Thinking Safety
Most people think of construction sites when it comes to safety and risk management, but it's an issue that affects office workers, stadium employees and cadets as well at West Point.

WEST POINT, N.Y. (March 31, 2011) -- The workplace can be fraught with dangers. According to the Bureau of Labor Statistics 2009 report on occupational injuries and illnesses, there was a significant decrease in the number of cases reported in the private sector for construction and extraction workers, production workers, and transportation and material moving workers.

However, there were significant increases in incidents for light or delivery service truck drivers, landscapers and groundskeepers, restaurant cooks and registered nurses. Protective service occupations had the highest proportion of injury and illness cases in each of the government sectors.

Minimizing or eliminating workplace accidents and injuries is the goal of most employers. Fewer accidents and injuries increases productivity due to fewer days off for employees to recover and helps keep down the cost of health insurance premiums.

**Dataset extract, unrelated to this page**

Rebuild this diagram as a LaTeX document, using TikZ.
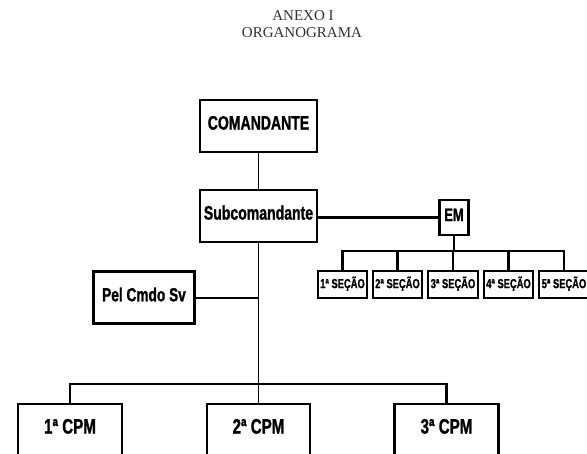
\documentclass[tikz,border=0pt]{standalone}
\usepackage{fontspec}
\setmainfont{Liberation Serif}
\newfontfamily\nar[FakeStretch=0.72,FakeBold=1.2]{Liberation Sans}
\tikzset{
  box/.style={draw, line width=2.4pt, inner sep=0pt, align=center,
    text height=0.72em, text depth=0pt},
  big/.style={font=\nar\bfseries\fontsize{19.5}{20}\selectfont},
  small/.style={font=\nar\bfseries\fontsize{13}{13}\selectfont},
  title/.style={font=\fontsize{15}{15}\selectfont, text=black!80, inner sep=0pt,
    text height=0.66em, text depth=0pt},
  conn/.style={line width=1.5pt},
  thick conn/.style={line width=2.3pt}
}
\begin{document}
\begin{tikzpicture}[x=1pt,y=-1pt]
\useasboundingbox (0,0) rectangle (587,454);
\begin{scope}
\clip (0,0) rectangle (587,454);
\fill[white] (0,0) rectangle (587,454);
\node[title] (t1) at (303,17.2) {ANEXO I};
\node[title] (t2) at (302,33.8) {ORGANOGRAMA};

\node[box,big,minimum width=117,minimum height=52] (com) at (258.5,126) {COMANDANTE};
\node[box,big,minimum width=117,minimum height=52] (sub) at (258.5,216) {Subcomandante};
\node[box,font=\nar\bfseries\fontsize{18}{18}\selectfont,minimum width=29,minimum height=35] (em) at (454,217.5) {EM};
\node[box,font=\nar\bfseries\fontsize{19}{19}\selectfont,minimum width=101,minimum height=52] (pel) at (144,297.7) {Pel Cmdo Sv};

\foreach \i/\x in {1/342.5,2/397.5,3/453,4/508.5,5/564}{
  \node[box,small,minimum width=49.5,minimum height=27.5] (s\i) at (\x,284.5) {\i ª SEÇÃO};
}
\node[box,font=\nar\bfseries\fontsize{21}{21}\selectfont,minimum width=104,minimum height=52] (c1) at (70,430) {1ª CPM};
\node[box,font=\nar\bfseries\fontsize{21}{21}\selectfont,minimum width=103,minimum height=52] (c2) at (258.5,430) {2ª CPM};
\node[box,font=\nar\bfseries\fontsize{21}{21}\selectfont,minimum width=104,minimum height=52] (c3) at (446.5,430) {3ª CPM};

\coordinate (sbar) at (0,251);
\coordinate (cbar) at (0,384);

\draw[conn] (com.south) -- (sub.north);
\draw[thick conn] (em.west -| sub.east) -- (em.west);
\draw[thick conn] (em.south) -- (em.south |- sbar);
\draw[thick conn] (s1.north) |- (sbar -| s5.north) -- (s5.north);
\foreach \i in {2,3,4}{
  \draw[thick conn] (s\i.north) -- (s\i.north |- sbar);
}
\draw[conn] (sub.south) -- (c2.north);
\draw[thick conn] (pel.east) -- (pel.east -| sub.south);
\draw[thick conn] (c1.north) |- (cbar -| c3.north) -- (c3.north);
\end{scope}
\end{tikzpicture}
\end{document}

The West Point Safety Office began teaching safety to supervisors March 14 with instructors from the National Safety Council teaching the supervisor's course.

"This is a new safety course that trains supervisors in what safety risks to look for," Dave Rasmussen, from the Directorate of Logistics, said. "The course is a comprehensive look at safety. There is a lot of hazardous work going on at West Point behind the scenes with the electrical and woodworking shops, (for example) and supervisors need to know how to protect the workers along with being aware of legal and moral issues related to employee safety."

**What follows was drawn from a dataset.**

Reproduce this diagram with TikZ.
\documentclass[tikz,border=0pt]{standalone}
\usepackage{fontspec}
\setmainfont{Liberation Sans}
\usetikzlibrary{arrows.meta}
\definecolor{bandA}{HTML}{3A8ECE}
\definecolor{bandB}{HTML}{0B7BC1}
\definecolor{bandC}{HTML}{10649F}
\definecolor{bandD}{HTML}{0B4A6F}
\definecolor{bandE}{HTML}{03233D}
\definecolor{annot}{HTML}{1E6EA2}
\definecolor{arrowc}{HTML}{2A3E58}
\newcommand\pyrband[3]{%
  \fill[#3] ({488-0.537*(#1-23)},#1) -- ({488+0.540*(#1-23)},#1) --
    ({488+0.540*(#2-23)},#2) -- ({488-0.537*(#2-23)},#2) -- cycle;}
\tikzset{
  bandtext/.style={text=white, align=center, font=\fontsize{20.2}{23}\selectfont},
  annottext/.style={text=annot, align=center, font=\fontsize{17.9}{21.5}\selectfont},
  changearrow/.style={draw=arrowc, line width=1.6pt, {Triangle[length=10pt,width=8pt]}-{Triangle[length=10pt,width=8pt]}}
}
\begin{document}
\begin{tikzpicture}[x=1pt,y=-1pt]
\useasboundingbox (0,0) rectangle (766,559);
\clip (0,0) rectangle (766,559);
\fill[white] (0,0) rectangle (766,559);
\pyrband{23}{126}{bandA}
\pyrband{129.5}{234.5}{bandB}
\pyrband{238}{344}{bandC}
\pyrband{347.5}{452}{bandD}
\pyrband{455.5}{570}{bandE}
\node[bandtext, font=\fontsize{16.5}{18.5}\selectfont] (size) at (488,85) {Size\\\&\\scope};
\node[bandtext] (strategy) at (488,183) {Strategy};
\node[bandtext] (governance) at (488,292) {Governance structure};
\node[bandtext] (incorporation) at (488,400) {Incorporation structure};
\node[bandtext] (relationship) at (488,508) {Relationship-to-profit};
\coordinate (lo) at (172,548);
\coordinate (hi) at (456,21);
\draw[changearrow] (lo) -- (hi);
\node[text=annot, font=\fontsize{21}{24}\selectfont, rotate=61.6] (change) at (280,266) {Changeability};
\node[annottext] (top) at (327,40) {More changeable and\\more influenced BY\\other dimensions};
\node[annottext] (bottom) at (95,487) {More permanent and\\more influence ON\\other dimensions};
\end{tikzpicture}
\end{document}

Rasmussen said he was aware of safety issues and preventive safety measures concerning cadets and the military, but was unaware about safety issues concerning civilian employees.

"A supervisor is responsible for all of his or her employees, including contractors and government employees," he said. "It's up to us, as supervisors, to ensure the contractors are following Occupational Safety and Health Administration and the National Safety Council regulations."

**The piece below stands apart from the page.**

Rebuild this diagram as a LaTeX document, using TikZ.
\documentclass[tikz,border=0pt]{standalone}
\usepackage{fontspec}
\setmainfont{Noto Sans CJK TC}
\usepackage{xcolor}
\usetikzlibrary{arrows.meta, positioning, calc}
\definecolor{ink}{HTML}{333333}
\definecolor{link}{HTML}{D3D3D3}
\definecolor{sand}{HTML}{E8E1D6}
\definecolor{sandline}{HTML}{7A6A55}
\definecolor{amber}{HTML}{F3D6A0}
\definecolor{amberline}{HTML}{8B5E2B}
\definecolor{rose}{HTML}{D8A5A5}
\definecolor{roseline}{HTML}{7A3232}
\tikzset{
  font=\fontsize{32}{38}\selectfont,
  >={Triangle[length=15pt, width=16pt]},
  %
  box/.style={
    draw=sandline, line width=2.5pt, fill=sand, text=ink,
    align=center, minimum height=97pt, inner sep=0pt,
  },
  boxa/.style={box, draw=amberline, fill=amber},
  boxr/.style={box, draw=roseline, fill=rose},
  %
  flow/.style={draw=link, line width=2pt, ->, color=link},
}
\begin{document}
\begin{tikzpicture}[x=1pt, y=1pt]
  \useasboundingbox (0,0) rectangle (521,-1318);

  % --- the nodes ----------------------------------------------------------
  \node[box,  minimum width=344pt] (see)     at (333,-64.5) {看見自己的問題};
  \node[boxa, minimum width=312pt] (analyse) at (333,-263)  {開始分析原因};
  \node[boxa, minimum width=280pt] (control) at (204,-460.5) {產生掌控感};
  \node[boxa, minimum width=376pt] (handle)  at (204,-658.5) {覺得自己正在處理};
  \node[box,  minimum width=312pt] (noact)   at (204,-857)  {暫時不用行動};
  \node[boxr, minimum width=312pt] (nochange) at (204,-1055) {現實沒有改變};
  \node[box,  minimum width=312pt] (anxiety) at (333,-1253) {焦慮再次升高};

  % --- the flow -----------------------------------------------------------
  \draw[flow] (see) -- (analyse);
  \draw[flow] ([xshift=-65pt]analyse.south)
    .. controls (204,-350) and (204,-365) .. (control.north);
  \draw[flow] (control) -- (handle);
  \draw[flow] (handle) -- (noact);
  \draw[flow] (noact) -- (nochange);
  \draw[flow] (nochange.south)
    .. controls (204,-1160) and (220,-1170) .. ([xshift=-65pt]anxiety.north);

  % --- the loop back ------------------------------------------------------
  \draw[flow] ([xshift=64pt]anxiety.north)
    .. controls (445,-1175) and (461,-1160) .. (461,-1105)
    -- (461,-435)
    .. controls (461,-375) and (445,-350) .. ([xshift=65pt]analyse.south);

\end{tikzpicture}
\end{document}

Supervisors are also responsible for volunteers such as those who work at Michie Stadium cooking or setting up for events, where burns and lifting injuries may result.

The West Point Safety Office has planned courses for civilian employees for 2011-12. Classes for civilians include back/lifting safety, accident avoidance, electrical safety and forklift safety.

"This course was just for supervisors, but there will be ongoing courses for civilians," Keith Katz, garrison safety manager, said. "There are a few online safety courses that civilians are required to take; the OSHA employee safety class, Corporate Risk Management and the Army Accident Avoidance course. We are teaching the class as well for those employees without computer access."

For those with internet access, visit https://safety.army.mil and click on distance learning on the left side. To find the most recent training schedule at West Point to include newly added courses, visit http://www-internal.usma.army.mil/safety/safety_training.htm.

The civilian safety courses not only teach employees what to watch for regarding risks, but also how to use safety equipment.

"Respiratory equipment is equipment specific to the risk," Katz said. "Some are for different types of dust or particles. Not all eye rinses are used for chemicals."

Part of safety training is teaching employees the correct way to use safety equipment as well as the proper way to work with machines and equipment employee's use. Katz said slipping and falling accidents were the injuries seen most often at West Point until recently.

"Now we are seeing injuries related to moving computers and office equipment in the form of back injuries and sprains," he said.

The safety office recently instituted a safety store where employees can buy protective clothing and other safety products. The safety store is funded by the Garrison and employees can use their CAC cards.

"We used to see a lot of cuts on left fingers with cooks," Katz said. "Most people are right-handed and cut with their right hand and hold food with their left. We provided all the cooks with a Kevlar glove to protect the hand from cuts. Since we did that, the incidents of cuts have disappeared."

The safety store includes first aid kits, burn kits, personal protective equipment, goggles, earplugs and automatic external defibrillators and batteries. Any collateral duty safety officer who is appointed on orders or supervisory personnel can obtain equipment and supplies from the safety store. A CAC card and a signed DA Form 1687 is all that is needed.